Which brings me to the sign I saw on a parking meter for a lost cat. When you make a "LOST" sign, it's always good to include the creature's distinguishing characteristics. Let's look at these features one at a time:
"Grey with white paws." Again, while many people tend to claim they can't tell street cats apart, this marker is relatively obvious. None of the five or six cats I saw in the alley where the sign was fit the description.
"Fat." It's not surprising that a pet cat would be fatter than a street cat, though I have to say the cats here cover a pretty normal range of cat size and very few look like they are actually starving.
"Skittish." The Hebrew word here פחדן/pachdan/"fearful one" is actually probably best translated colloquially as "scaredy cat." And really, who wouldn't be?
And then came the most striking descriptor: Clearly the cat's most distinguishing feature as far as the people missing it were concerned and yet an attribute that would be hard to see just by looking.
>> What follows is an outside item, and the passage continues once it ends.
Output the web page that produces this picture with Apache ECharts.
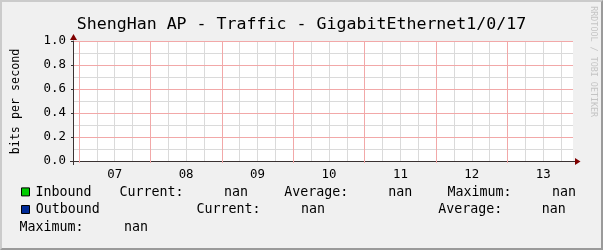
<!DOCTYPE html>
<html><head><meta charset="utf-8">
<script src="https://cdn.jsdelivr.net/npm/echarts@6/dist/echarts.min.js"></script>
<style>
html,body{margin:0;padding:0;background:#F0F0F0;}
#wrap{position:relative;width:603px;height:250px;overflow:hidden;}
#chart{position:absolute;left:0;top:0;width:603px;height:250px;}
#frame{position:absolute;left:0;top:0;width:603px;height:250px;box-sizing:border-box;border-style:solid;border-width:2px;border-color:#CBCBCB #9A9A9A #9A9A9A #CBCBCB;pointer-events:none;}
</style></head><body>
<div id="wrap"><div id="chart"></div><div id="frame"></div></div>
<script>
// ---- data ----
const titleText = 'ShengHan AP - Traffic - GigabitEthernet1/0/17';
const yAxisTitle = 'bits per second';
const watermark = 'RRDTOOL / TOBI OETIKER';
const days = ['06', '07', '08', '09', '10', '11', '12', '13'];
const startHour = 22;   // window starts 06 22:00
const endHour = 22;     // window ends 13 22:00
const seriesNames = ['Inbound', 'Outbound'];
const seriesColors = ['#00CC00', '#002A97'];
// all samples are NaN (no data) -> empty series
const inboundValues = [];
const outboundValues = [];
const statLabels = ['Current:', 'Average:', 'Maximum:'];
const inboundStats = ['nan', 'nan', 'nan'];
const outboundStats = ['nan', 'nan', 'nan'];
const yMin = 0, yMax = 1.0, yStep = 0.2;
const yMinorLevels = ['0.0', '0.1', '0.2', '0.3', '0.4', '0.5', '0.6', '0.7', '0.8', '0.9', '1.0'];

// hourly category slots
const timeSlots = [];
days.forEach((d, di) => {
  for (let h = 0; h < 24; h++) {
    if (di === 0 && h < startHour) continue;
    if (di === days.length - 1 && h > endHour) continue;
    timeSlots.push(d + ' ' + String(h).padStart(2, '0') + ':00');
  }
});
const hourOf = v => parseInt(String(v).slice(3, 5), 10);

// ---- style ----
const mono = 'DejaVu Sans Mono';
const axisColor = '#3a3232';
const arrowColor = '#7F0000';
const majorGrid = '#F2A8A8';
const minorGrid = '#DADADA';

const chart = echarts.init(document.getElementById('chart'), null, {renderer: 'canvas'});

const legendFont = {fontFamily: mono, fontSize: 13.3, fill: '#000'};
const rowsY = [192.4, 210, 227.4];
function txt(text, x, y) {
  return {type: 'text', x: x, y: y, silent: true,
    style: Object.assign({text: text, align: 'left', verticalAlign: 'middle'}, legendFont)};
}
const legendGraphics = [];
[0, 1].forEach(i => {
  legendGraphics.push({type: 'rect', silent: true,
    shape: {x: 21.5, y: rowsY[i] - 4.5, width: 8, height: 8},
    style: {fill: seriesColors[i], stroke: '#000', lineWidth: 1}});
});
// row 1
legendGraphics.push(txt(seriesNames[0], 35.5, rowsY[0]));
legendGraphics.push(txt(statLabels[0], 119.5, rowsY[0]));
legendGraphics.push(txt(inboundStats[0], 224, rowsY[0]));
legendGraphics.push(txt(statLabels[1], 284.3, rowsY[0]));
legendGraphics.push(txt(inboundStats[1], 388.2, rowsY[0]));
legendGraphics.push(txt(statLabels[2], 447.4, rowsY[0]));
legendGraphics.push(txt(inboundStats[2], 552, rowsY[0]));
// row 2
legendGraphics.push(txt(seriesNames[1], 35.7, rowsY[1]));
legendGraphics.push(txt(statLabels[0], 196.4, rowsY[1]));
legendGraphics.push(txt(outboundStats[0], 301, rowsY[1]));
legendGraphics.push(txt(statLabels[1], 438.2, rowsY[1]));
legendGraphics.push(txt(outboundStats[1], 541.7, rowsY[1]));
// row 3
legendGraphics.push(txt(statLabels[2], 19.5, rowsY[2]));
legendGraphics.push(txt(outboundStats[2], 124, rowsY[2]));

const option = {
  animation: false,
  backgroundColor: '#F0F0F0',
  title: {
    text: titleText, left: 'center', top: 11,
    textStyle: {fontFamily: mono, fontSize: 16.6, fontWeight: 'normal', color: '#000'}
  },
  grid: {left: 73, top: 41, width: 500, height: 120, show: true,
    backgroundColor: '#FFFFFF', borderWidth: 0, containLabel: false},
  xAxis: [{
    type: 'category', data: timeSlots, boundaryGap: false, position: 'bottom', z: 0,
    axisLine: {show: false},
    axisTick: {show: false}, axisLabel: {show: false},
    splitLine: {show: true, interval: (i, v) => hourOf(v) % 6 === 0 && hourOf(v) !== 0,
      lineStyle: {color: minorGrid, width: 1}}
  }, {
    type: 'category', data: timeSlots, boundaryGap: false, position: 'bottom', offset: 0, z: 3,
    axisLine: {show: true, onZero: false, lineStyle: {color: axisColor, width: 1}},
    axisTick: {show: true, length: 2, interval: (i, v) => hourOf(v) === 0,
      lineStyle: {color: majorGrid}},
    axisLabel: {interval: (i, v) => hourOf(v) === 12, formatter: v => v.slice(0, 2),
      fontFamily: mono, fontSize: 12.4, color: '#000', margin: 8},
    splitLine: {show: true, interval: (i, v) => hourOf(v) === 0,
      lineStyle: {color: majorGrid, width: 1}}
  }],
  yAxis: [{
    type: 'category', data: yMinorLevels, boundaryGap: false, position: 'left', z: 0,
    axisLine: {show: false}, axisTick: {show: false}, axisLabel: {show: false},
    splitLine: {show: true, interval: (i) => i % 2 === 1, lineStyle: {color: minorGrid, width: 1}}
  }, {
    type: 'value', min: yMin, max: yMax, interval: yStep, position: 'left', offset: 0, z: 3,
    axisLine: {show: true, onZero: false, lineStyle: {color: axisColor, width: 1}},
    axisTick: {show: true, length: 2, lineStyle: {color: axisColor}},
    axisLabel: {formatter: v => v.toFixed(1), fontFamily: mono, fontSize: 12.4, color: '#000', margin: 7},
    splitLine: {show: true, lineStyle: {color: majorGrid, width: 1}}
  }],
  series: [
    {name: seriesNames[0], type: 'line', xAxisIndex: 1, yAxisIndex: 1, data: inboundValues, showSymbol: false,
      lineStyle: {color: seriesColors[0], width: 1}, itemStyle: {color: seriesColors[0]}},
    {name: seriesNames[1], type: 'line', xAxisIndex: 1, yAxisIndex: 1, data: outboundValues, showSymbol: false,
      lineStyle: {color: seriesColors[1], width: 1}, itemStyle: {color: seriesColors[1]}}
  ]
};
chart.setOption(option);

// arrows, y-axis title, watermark and legend
const x0 = chart.convertToPixel({xAxisIndex: 1}, timeSlots[0]);
const x1 = chart.convertToPixel({xAxisIndex: 1}, timeSlots[timeSlots.length - 1]);
const yTop = chart.convertToPixel({yAxisIndex: 1}, yMax);
const yBot = chart.convertToPixel({yAxisIndex: 1}, yMin);
chart.setOption({
  graphic: [
    {type: 'line', silent: true, shape: {x1: x1, y1: yBot + 0.5, x2: x1 + 3, y2: yBot + 0.5},
      style: {stroke: axisColor, lineWidth: 1}},
    {type: 'line', silent: true, shape: {x1: x0 - 3, y1: yBot + 0.5, x2: x0, y2: yBot + 0.5},
      style: {stroke: axisColor, lineWidth: 1}},
    {type: 'line', silent: true, shape: {x1: x0 + 0.5, y1: yBot, x2: x0 + 0.5, y2: yBot + 4},
      style: {stroke: axisColor, lineWidth: 1}},
    {type: 'polygon', silent: true,
      shape: {points: [[x1 + 2, yBot - 3], [x1 + 7.5, yBot + 0.5], [x1 + 2, yBot + 4]]},
      style: {fill: arrowColor}},
    {type: 'polygon', silent: true,
      shape: {points: [[x0 - 3, yTop - 1], [x0 + 0.5, yTop - 7], [x0 + 4, yTop - 1]]},
      style: {fill: arrowColor}},
    {type: 'text', silent: true, x: 15.5, y: (yTop + yBot) / 2 + 0.5, rotation: Math.PI / 2,
      style: {text: yAxisTitle, align: 'center', verticalAlign: 'middle',
        fontFamily: mono, fontSize: 11.7, fill: '#000'}},
    {type: 'text', silent: true, x: 593, y: 61.7, rotation: -Math.PI / 2,
      style: {text: watermark, align: 'center', verticalAlign: 'middle',
        fontFamily: mono, fontSize: 8.4, fill: '#C4C4C4'}}
  ].concat(legendGraphics)
});
</script>
</body></html>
Here in a city (and a world for that matter) teaming with the abandoned, the ignored, the uncared-for, a posted adjective to remind me of what really makes the difference, an attribute that I think we ought to try applying to more and more of those we encounter. This gray and white, fat, scaredy cat was also described as "Loved."
An added note: It sounds like it is mating season for the street cats of Jerusalem. I find myself actually looking forward to seeing lots of kittens. Whether feral, wild or somewhere in between --pigeons, for example...are they the descendants of domesticated birds used in the Temple service?-- the animal life of the city helps me connect with innocence in a place where purity seems in short supply. So even though I know that the streets are full of cats (some people would say "overrun" or "overpopulated" but I would not be those people) and those cats are often in rough shape and seem as if they are not well taken care of, even so I look forward to seeing fresh kittens.